Saturday, May 16, 2015

Personification and Allusion in "The Sieve and the Sand".
One of the most interesting personifications of the novel is:
·         
   
“The train radio vomited upon Montag, in retaliation, a great ton load of music made of tin, copper, silver, chromium and brass”. (Bradbury, 75).
This quote is a personification because it is impossible for trains to vomit; so Bradbury is giving human or living things´ characteristics to this object. However, this quote is also a metaphor; because the loud noise overwhelms the protagonist. In this way, he compares all the horrible sounding radio with vomit and metals because the sound, as metals, was heavy. 

With this quote, I noticed that Montag was becoming a stranger to the civilization in which he was living; the high sound of the propaganda and the TV parlor overwhelmed him and he preferred the silent and slow world of books.

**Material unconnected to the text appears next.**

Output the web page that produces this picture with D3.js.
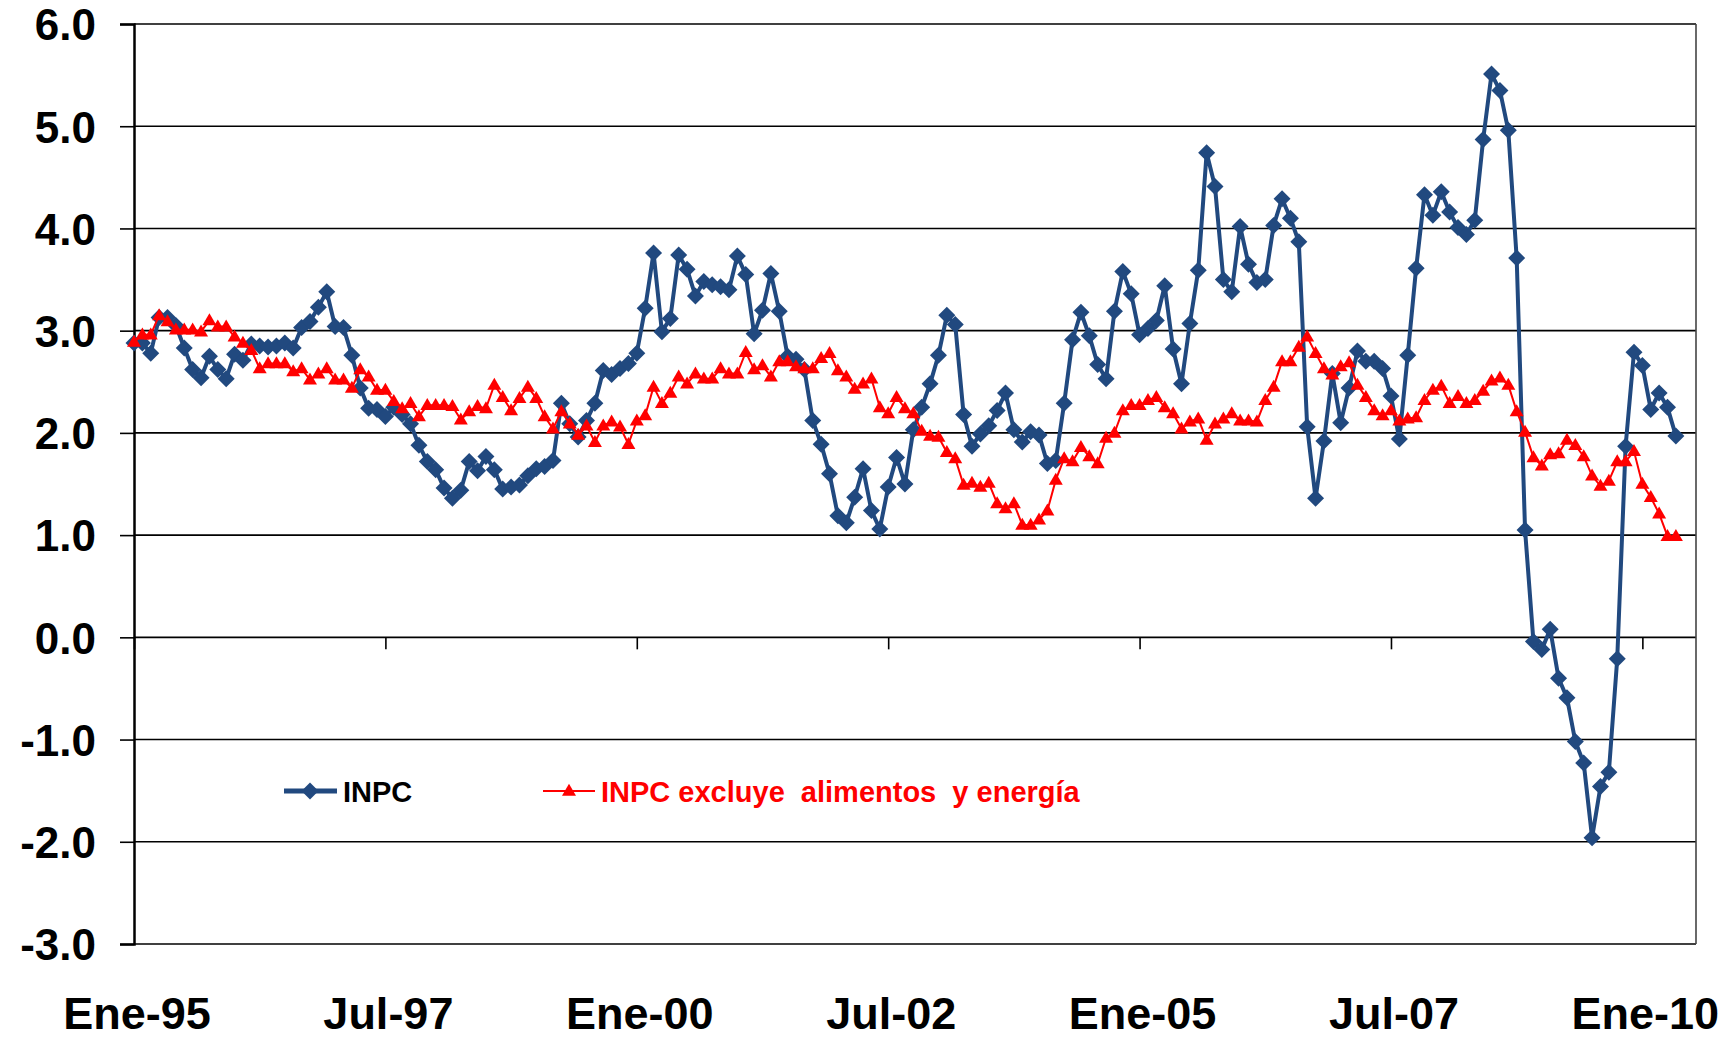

The last figure that is going to be studied is the allusion. Bradbury uses this figure of speech in a high rate in Fahrenheit 451. In the second part of the book, he alludes to Plato´s Cave Allegory when he says “Half out of the cave” (Ignorance=Cave, Knowledge=Sunlight) or the people running in the eruption of the Vesuvius Volcano to compare, in a simile, how Mildred ran, as well as the mouth of this volcano which works as a metaphor of the TV parlor; the Cheshire smiles of the ladies, alluding to fictitious cat smiles in Alice in Wonderland or, in many cases, the merchant of Venice of William Shakespeare. Allusions are, in my opinion, a way to enrich the beautifulness of any literary work with the beautifulness of other writers´ works.
Allusion to how Mildred ran to receive her friends.
People run from the eruption of Mount Vesuvius.

Metaphor
(The mouth of the volcano is the TV parlor:
Where ideas "die")
Allusion to the Mouth of Vesuvius Volcano.











         
Allusion to the ficticious smile of the Cheshire cat in
Alice in Wodnerland. It stablishes that the ladies had
ficticious smiles.

Finally, I conclude that the Figures of Speech are one of the most important aspects that a writer has to take into account in order to write his/her work; because, if they don´t include them, their works will not have enough literary richness and they will run through us as a stream of insipid and tasteless words without quality or texture, as Faber said once.